S’il y a moins d’agents de bord, la sécurité à bord en souffrira, la charge de travail et le stress des agents de bord augmenteront, ainsi que le risque que courront les passagers, surtout depuis les détournements du 11 septembre 2001. Avec un ratio de 1/50, en cas d’évacuation sur un gros avion, il n’y aurait pas assez d’agents de bord pour couvrir toutes les sorties de secours. Cela pourrait nuire gravement à la sécurité des passagers, surtout pour les voyageurs handicapés et les aînés qui ont besoin de plus de temps et d’aide pour sortir de l’avion. Les statistiques compilées à partir de situations d’urgence bien réelles démontrent qu’il faudrait plus d’agents de bord, pas moins.

Transports Canada se tourne vers le ratio de 1/50 sans avoir fait les recherches nécessaires. Le ministère dit qu’on peut abaisser délibérément la sécurité, parce que le nouveau ratio de 1/50 est « assez sécuritaire ». Or, le ministère ne dit pas comment il définit « assez sécuritaire ». Il dit simplement que ce ratio doit être sécuritaire, puisque d’autres l’appliquent. Pourtant, les cas réels d’accident et les études scientifiques démontrent qu’un ratio de 1 agent de bord pour 40 passagers ou mieux accroît les chances de survie des passagers dans une situation d’urgence. Les preuves démontrent que, pour sauver des vies dans de vrais accidents, il est préférable d’avoir un ratio de 1/40 ou mieux.

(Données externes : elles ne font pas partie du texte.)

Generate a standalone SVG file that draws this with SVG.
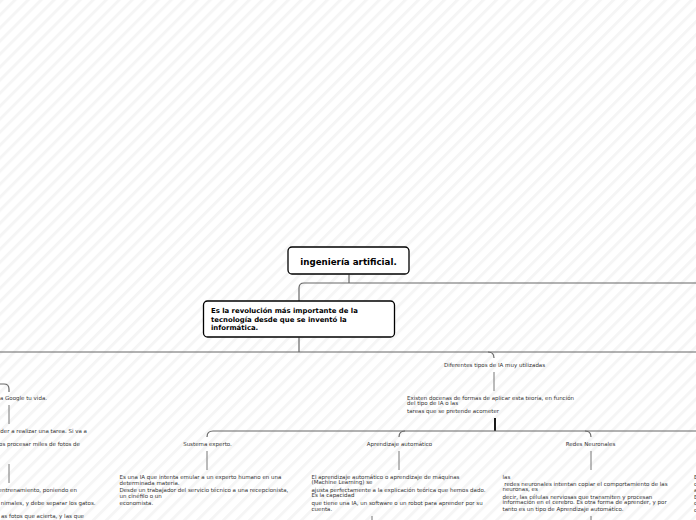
<svg xmlns="http://www.w3.org/2000/svg" width="696" height="520" viewBox="0 0 696 520">
<defs>
<pattern id="bg" patternUnits="userSpaceOnUse" width="9.2" height="9.2" patternTransform="rotate(45)">
<rect width="3" height="9.2" fill="#f5f5f5"/>
</pattern>
<style>
.t{font-family:"DejaVu Sans",Verdana,sans-serif;font-size:5.5px;fill:#333}
.m{text-anchor:middle}
.e{text-anchor:end}
.b{font-family:"DejaVu Sans",Verdana,sans-serif;font-weight:bold;fill:#000}
.box{fill:#fff;stroke:#000;stroke-width:1.3}
.c{fill:none;stroke:#666;stroke-width:1.2}
.v{fill:none;stroke:#777;stroke-width:1}
.k{fill:none;stroke:#000;stroke-width:1.8}
</style>
</defs>
<rect width="696" height="520" fill="#fff"/>
<rect width="696" height="520" fill="url(#bg)"/>

<g id="connectors">
<path class="c" d="M349,274.5 V283"/>
<path class="c" d="M696,283 H304 Q299,283 299,288 V301"/>
<path class="c" d="M299,337.5 V352"/>
<path class="c" d="M0,352 H696"/>
<path class="c" d="M488,352 Q494,352 494,358"/>
<path class="v" d="M494,372 V391"/>
<path class="k" d="M495,418 V431"/>
<path class="c" d="M696,431 H213 Q207,431 207,437"/>
<path class="c" d="M405,431 Q399,431 399,437"/>
<path class="c" d="M585,431 Q591,431 591,437"/>
<path class="v" d="M207,451 V470"/>
<path class="v" d="M399,451 V470"/>
<path class="v" d="M591,451 V470"/>
<path class="v" d="M372,516 V520"/>
<path class="v" d="M591,516 V520"/>
<path class="c" d="M0,384 H4 Q9,384 9,389 V392"/>
<path class="v" d="M9,405 V424"/>
<path class="v" d="M9,464 V483"/>
</g>

<g id="root">
<rect class="box" x="288" y="247" width="121" height="27" rx="4"/>
<text class="b" x="348.5" y="265" font-size="8.7" text-anchor="middle">ingeniería artificial.</text>
</g>

<g id="revolucion">
<rect class="box" x="203.5" y="301" width="191" height="36" rx="4"/>
<text class="b" font-size="6.9"><tspan x="211" y="313.2">Es la revolución más importante de la</tspan><tspan x="211" y="321.5">tecnología desde que se inventó la</tspan><tspan x="211" y="330.2">informática.</tspan></text>
</g>

<g id="diferentes">
<text class="t m" x="494.5" y="367">Diferentes tipos de IA muy utilizadas</text>
</g>

<g id="existen">
<text class="t"><tspan x="407" y="399.5">Existen docenas de formas de aplicar esta teoría, en función</tspan><tspan x="407" y="405">del tipo de IA o las</tspan><tspan x="407" y="412.5">tareas que se pretende acometer</tspan></text>
</g>

<g id="sustema">
<text class="t m" x="207.5" y="446">Sustema experto.</text>
</g>
<g id="sustema-texto">
<text class="t"><tspan x="119.5" y="479">Es una IA que intenta emular a un experto humano en una</tspan><tspan x="119.5" y="484.8">determinada materia.</tspan><tspan x="119.5" y="492">Desde un trabajador del servicio técnico a una recepcionista,</tspan><tspan x="119.5" y="497.7">un cinéfilo o un</tspan><tspan x="119.5" y="505.2">economista.</tspan></text>
</g>

<g id="aprendizaje">
<text class="t m" x="399.5" y="446">Aprendizaje automático</text>
</g>
<g id="aprendizaje-texto">
<text class="t"><tspan x="311.5" y="479">El aprendizaje automático o aprendizaje de máquinas</tspan><tspan x="311.5" y="484.3">(Machine Learning) se</tspan><tspan x="311.5" y="492">ajusta perfectamente a la explicación teórica que hemos dado.</tspan><tspan x="311.5" y="497.2">Es la capacidad</tspan><tspan x="311.5" y="504.8">que tiene una IA, un software o un robot para aprender por su</tspan><tspan x="311.5" y="511">cuenta.</tspan></text>
</g>

<g id="redes">
<text class="t m" x="590.5" y="446">Redes Neuronales</text>
</g>
<g id="redes-texto">
<text class="t"><tspan x="502.5" y="479">las</tspan><tspan x="502.5" y="486.3"> redes neuronales intentan copiar el comportamiento de las</tspan><tspan x="502.5" y="491.3">neuronas, es</tspan><tspan x="502.5" y="499">decir, las células nerviosas que transmiten y procesan</tspan><tspan x="502.5" y="504.3">información en el cerebro. Es otra forma de aprender, y por</tspan><tspan x="502.5" y="510.7">tanto es un tipo de Aprendizaje automático.</tspan></text>
</g>

<g id="derecha-texto">
<text class="t"><tspan x="694" y="479">E</tspan><tspan x="694" y="485.5">c</tspan><tspan x="694" y="492">a</tspan><tspan x="694" y="498.5">E</tspan><tspan x="694" y="505">c</tspan><tspan x="694" y="511.5">c</tspan></text>
</g>

<g id="izquierda-1">
<text class="t e" x="47" y="400">a Google tu vida.</text>
</g>
<g id="izquierda-2">
<text class="t e"><tspan x="87" y="433">der a realizar una tarea. Si va a</tspan><tspan x="80" y="446">os procesar miles de fotos de</tspan></text>
</g>
<g id="izquierda-3">
<text class="t e"><tspan x="77" y="492">entrenamiento, poniendo en</tspan><tspan x="95.5" y="505">nimales, y debe separar los gatos.</tspan><tspan x="84" y="518">as fotos que acierta, y las que</tspan></text>
</g>
</svg>
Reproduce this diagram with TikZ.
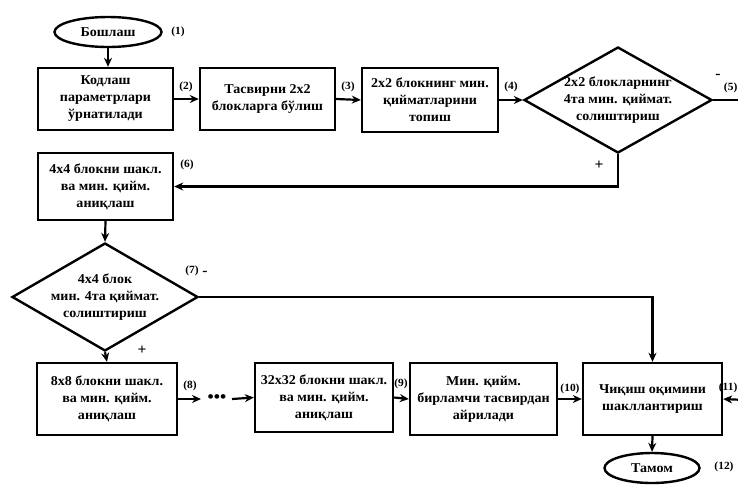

Les exemptions et la modification réglementaire n’ont pas fait l’objet d’un examen public adéquat. Elles vont aussi à l’encontre des décisions antérieures de Transports Canada. Le gouvernement fédéral ne devrait pas agir unilatéralement, compte tenu de l’importance de l’enjeu pour les passagers.

Les demandes du SCFP

Pour toutes ces raisons, nous demandons au gouvernement fédéral d’annuler les dérogations accordées, de ne pas accorder d’autres dérogations de ce genre et ne pas procéder à des changements réglementaires. Il est contraire à l’intérêt public que Transports Canada prenne de telles décisions, lorsque les faits démontrent que le ratio de 1/50 abaissera le niveau de sécurité des passagers. Le SCFP est clairement contre ce changement. Nous soutenons qu’il est contraire à l’intérêt public et qu’il réduit la sécurité publique. Le Comité permanent des transports de la Chambre des communes doit entreprendre une enquête publique sur cette question.